Right to Privacy Advances in the UK with Resolution of McKennitt Case

On March 30, 2007, the House of Lords denied an author permission to appeal a ban on her book, the publication of which was stopped on the grounds that it violated the privacy of the main subject.. The publication of “Travels With Loreena McKennitt: My Life As A Friend”, was halted when Loreena McKennitt, a Canadian songwriter and singer known for being particularly protective of her personal privacy, won an injunction, blocking the publication of certain passages in the book on the grounds that the publication of the passages would violate her right to a private life under the European Convention on Human Rights (“ECHR”).

Ms Kennitt was successful in cases brought in the High Court and in the Court of Appeal. Thereafter, Niema Ash, the author of Travels with Loreena, sought permission to appeal the injunction to the House of Lords. In a step hailed by privacy advocates, the House of Lords denied Ash permission to appeal, bringing the end of to a case that marks further evolution on the development of a right to privacy under English law.

Prior to the writing of the book and the resulting dispute, McKennitt and author Ash had been friends and spent a lot of time together. During this time, Ash, apparently, was gathering information for her book, which ultimately exposed a lot of details about conversations that Ash and McKennitt had shared.. McKennitt originally sought an injunction against the publication of the entire book but was unsuccessful. She then narrowed her challenge to particular portions of the book. The passages of Ash’s book that McKennett had challenged contained details about very personal aspects of her life, including her personal relationships, the death of her fiancé, accounts of her emotional vulnerability and a discussion of a property dispute in which she was involved.

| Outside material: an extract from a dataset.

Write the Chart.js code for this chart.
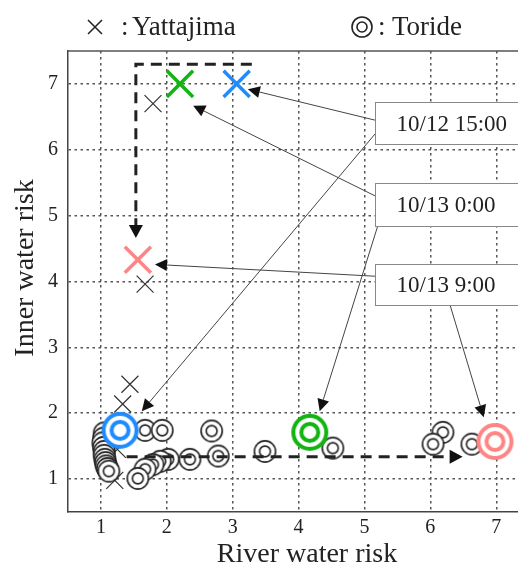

McKennitt argued that Ash’s book revealed private details about intimate personal matters that she was entitled to keep private.

Ash, on the other hand, contended, that, as she spent a lot of time with McKennitt, the accounts that she had proposed including in her book were as much about her own experiences as they were those of McKennitt. She also pointed to the ECHR, emphasizing the right to freedom of expression that was guaranteed to her by Article 10 of the ECHR.

In ruling in favor of McKennitt, the Court of Appeals maintained that, as the focus of the book was McKennitt and not Ash, the rights of McKennitt must prevail over those of Ash. In denying Ash the right to appeal, the House of Lords appears to have been saying that the Court of Appeals got it right.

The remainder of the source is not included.